• [Data lines]

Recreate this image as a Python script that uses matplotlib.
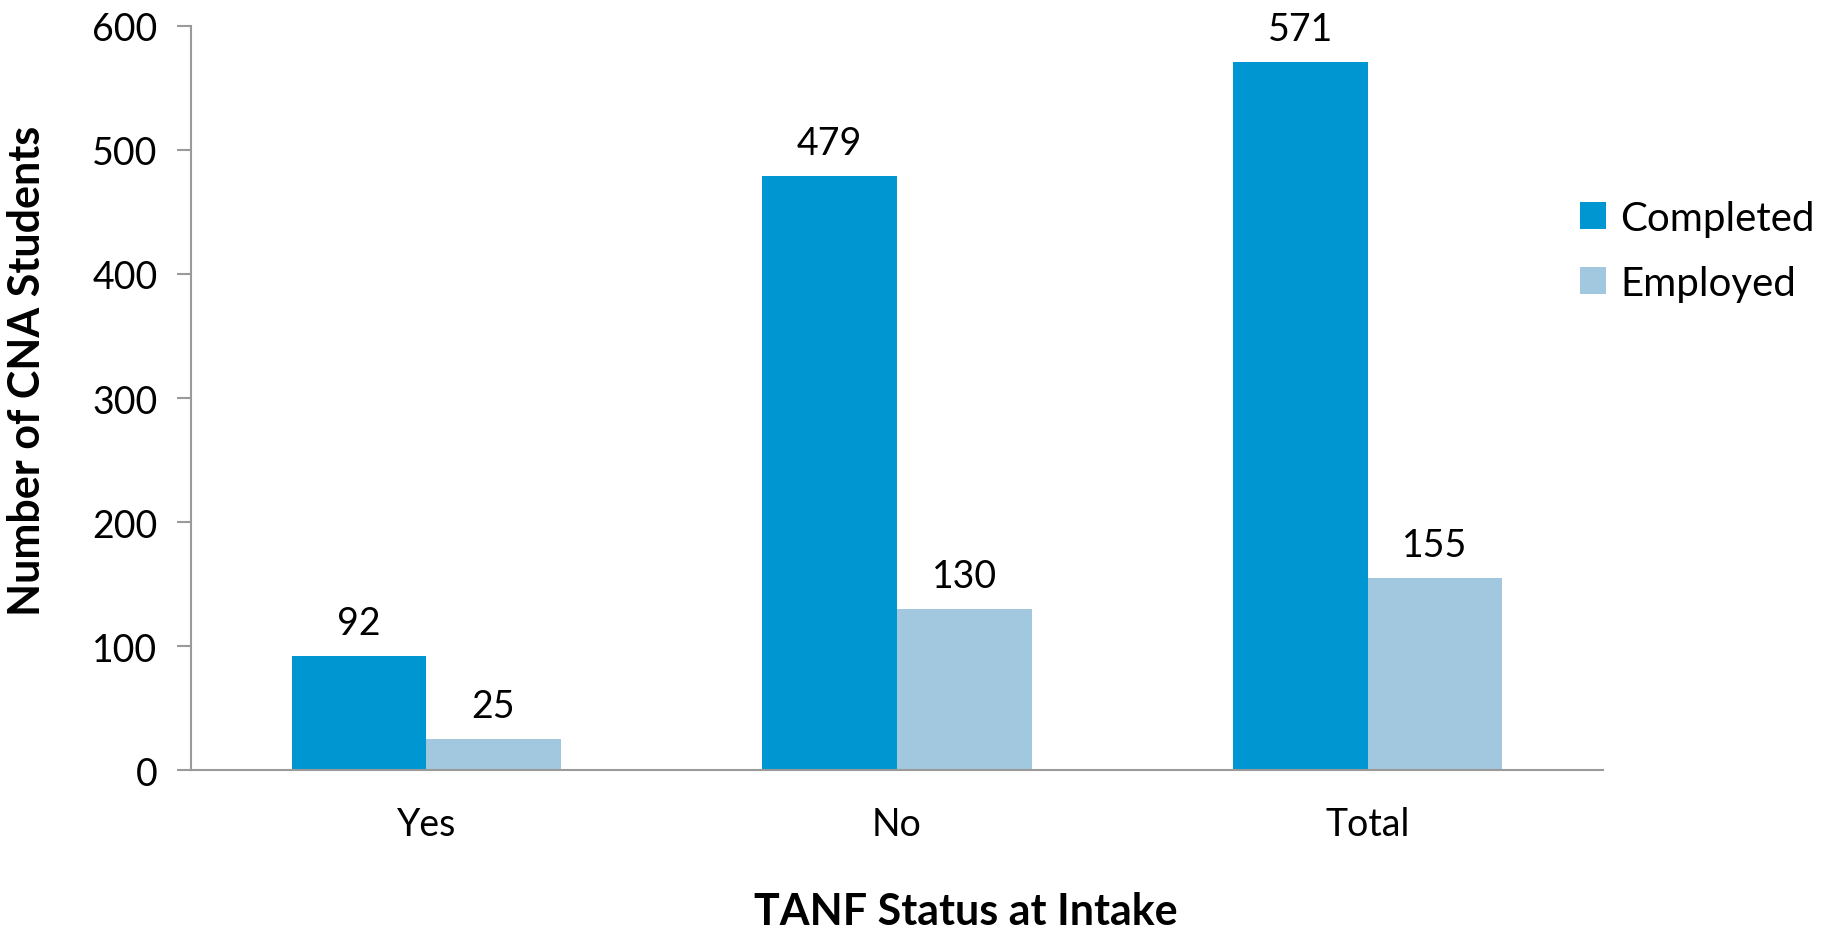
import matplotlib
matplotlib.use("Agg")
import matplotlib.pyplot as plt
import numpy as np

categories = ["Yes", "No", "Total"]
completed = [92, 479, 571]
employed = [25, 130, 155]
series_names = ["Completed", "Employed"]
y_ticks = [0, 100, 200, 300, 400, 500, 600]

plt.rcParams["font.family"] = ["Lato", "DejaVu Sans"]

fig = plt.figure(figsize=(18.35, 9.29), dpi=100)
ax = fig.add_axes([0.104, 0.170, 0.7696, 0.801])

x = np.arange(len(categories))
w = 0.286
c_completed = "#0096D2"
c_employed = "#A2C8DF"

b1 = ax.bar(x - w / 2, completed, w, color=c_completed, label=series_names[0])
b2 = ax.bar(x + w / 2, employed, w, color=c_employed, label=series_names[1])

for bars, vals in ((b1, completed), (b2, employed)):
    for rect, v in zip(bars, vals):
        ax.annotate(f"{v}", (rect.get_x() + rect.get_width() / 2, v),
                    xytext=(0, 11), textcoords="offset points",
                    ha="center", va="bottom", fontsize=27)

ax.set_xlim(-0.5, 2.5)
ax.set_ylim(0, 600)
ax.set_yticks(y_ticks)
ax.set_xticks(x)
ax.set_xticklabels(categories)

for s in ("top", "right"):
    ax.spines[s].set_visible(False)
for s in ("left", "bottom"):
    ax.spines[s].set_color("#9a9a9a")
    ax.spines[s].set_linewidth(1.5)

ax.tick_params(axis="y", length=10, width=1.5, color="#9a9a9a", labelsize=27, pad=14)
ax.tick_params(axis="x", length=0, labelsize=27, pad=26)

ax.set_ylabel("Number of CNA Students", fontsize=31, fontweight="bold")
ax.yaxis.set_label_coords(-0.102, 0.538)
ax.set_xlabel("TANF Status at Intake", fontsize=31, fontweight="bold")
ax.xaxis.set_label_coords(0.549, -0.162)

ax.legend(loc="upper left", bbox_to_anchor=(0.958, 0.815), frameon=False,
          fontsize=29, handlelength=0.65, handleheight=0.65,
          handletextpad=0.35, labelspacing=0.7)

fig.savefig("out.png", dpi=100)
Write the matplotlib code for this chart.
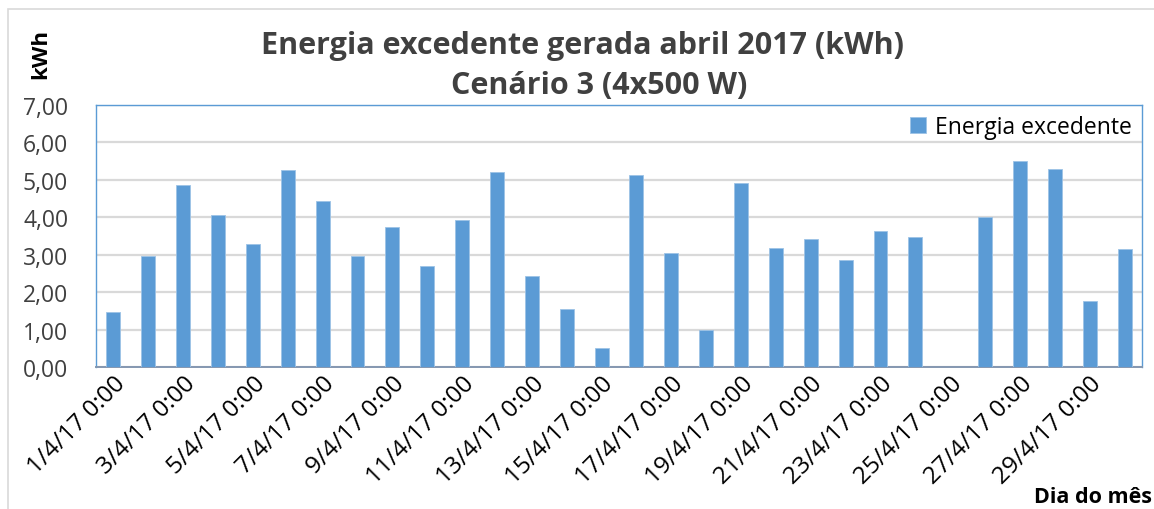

• [Set exercise]
State the number of lines in these entries that include the string "this". Provide nothing beyond that number.

• [Solved problem]
2